2026 Tony Award Nominee: Mikaal Sulaiman, Death Of A Salesman

Mikaal Sulaiman is a Tony Award-nominated multidisciplinary artist whose work spans film, television, theatre, and sound design. As the founder of Moor Noor, a media production company, he blends technical innovation with avant-garde artistry to craft narratives that challenge conventions.

As a sound designer and composer, his credits include award-winning Broadway and Off-Broadway productions including Enemy of the People (with Jeremy Strong & Michael Imperioli), Doubt (with Liev Schreiber & Amy Ryan), Fat Ham (Pulitzer Prize for Drama), Macbeth (with Daniel Craig & Ruth Negga), Death of a Salesman (with Wendell Pierce & Sharon D Clarke), and Thoughts of a Colored Man, among many others.

He has also collaborated with some of the most prominent names and brands in the industry, and is the creator and host of Black Enso, a podcast that explores the creative process through intimate sonic essays and deep exploratory conversations with artists.

Here he discusses his Tony-nominated sound for the revival of Arthur Miller's Death of A Salesman, which has nine Tony nominations including Best Sound of a Play and Best Lighting of a Play.

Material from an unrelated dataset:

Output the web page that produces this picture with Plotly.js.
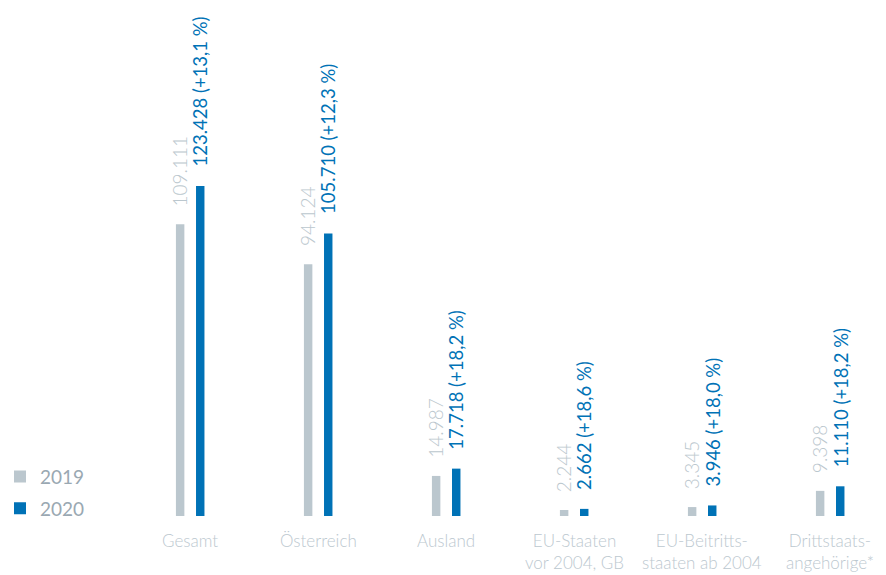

Production: Death Of A Salesman, directed by Joe Mantello, Winter Garden Theatre

Collaborators:

Chloe Lamford, Scenic Design
Rudy Mance, Costume Design
Jack Knowles, Lighting Design
Caroline Shaw, Composer
Live Design: The quality of the sound, what did you want the audience to hear? 
 
Mikaal Sulaiman: First and foremost, intimacy. The Winter Garden is a relatively big house for a play this dense and complex, so I focused on making sure every voice felt close and transparent for the audience. Like it was coming straight from the actor's body, not the immense sound system we had installed. This was especially challenging with all of the director's, Joe Mantello's, overlapping dialogue where there isn't a throwaway line to lose. Next, I wanted to weave subtle sound design textures into the space and into Caroline Shaw's score. Inspired by Chloe Lamford's set design with a car onstage at all times, I started to find auto repair sounds, socket wrenches, low rumbles, to support Willy's mind coming apart, so the whole design vision feels cohesive.

LD: Architecture of the rig, what did you use and where are you placing it? 
 

MS: It's an all d&b audiotechnik system driven by a Yamaha Rivage PM7. The PA is V-Series arrays (V8/V12) over the proscenium with V-SUB and J-INFRA for low end, but the real work happens in a dense field of E6s distributed as overhead, surround, delay, and rear fills wrapping the orchestra and balcony, all run through a d&b DS100 so I can localize voices and effects to specific points in space. That's how we keep things intimate while still covering the room. Then there's a hidden layer built right into the set: small d&b speakers (e4s) inside the car for engine, hood, and cab, a Y-SUB under it, and E8s tucked into the columns, so sound emanates from objects onstage, not just from the air around them.
Nathan Lane in Death Of A Salesman
Nathan Lane in Death Of A Salesman
Photo by Emilio Madrid (Nathan Lane in Death Of A Salesman)

LD: What rental shop did you choose, and what piece of gear was non-negotiable? 
 
MS: We went with PRG, with Andrés Alzate (PRG lead rep) shepherding it. Two non-negotiables: the d&b DS100 Signal Engine with En-Scene (object-based localization) and the FabFilter FX Bundle, which is what I lean on for the aural effects and processing that blur my sound design into Caroline's score.

LD: Who was on your sound crew? 

 
MS: DJ Potts (co-associate sound designer) and Will Pickens (co-associate sound designer), Alex Tobin (A1/head mixer), and Walter Trarbach (production audio).

LD: What makes the sound for this production so successful for you? 
 
MS: The blurred edges. One touchstone was HBO's Chernobyl mini-series, where you can't tell where music ends and sound design begins. Joe was game for me to interweave my auto repair sound textures into Caroline's score so it all felt like a cohesive world of design. The clearest example is a football throw that happens in the show when the older Biff (Christopher Abbott) throws to the young Biff (Joaquin Consuelos), one of Joe's many ways of legitimizing having a younger and older Biff in the production. We spent days trying to get the music and the football throw and catch as well as the lights to land on the downbeat so the catch is perfect night after night. In that one moment on stage my sound design, Caroline Shaw's music, Sasha Milavic Davies' movement direction, and Jack Knowles' lights blooming the stage all hit at once. That seamless collaboration is what I'm proudest of.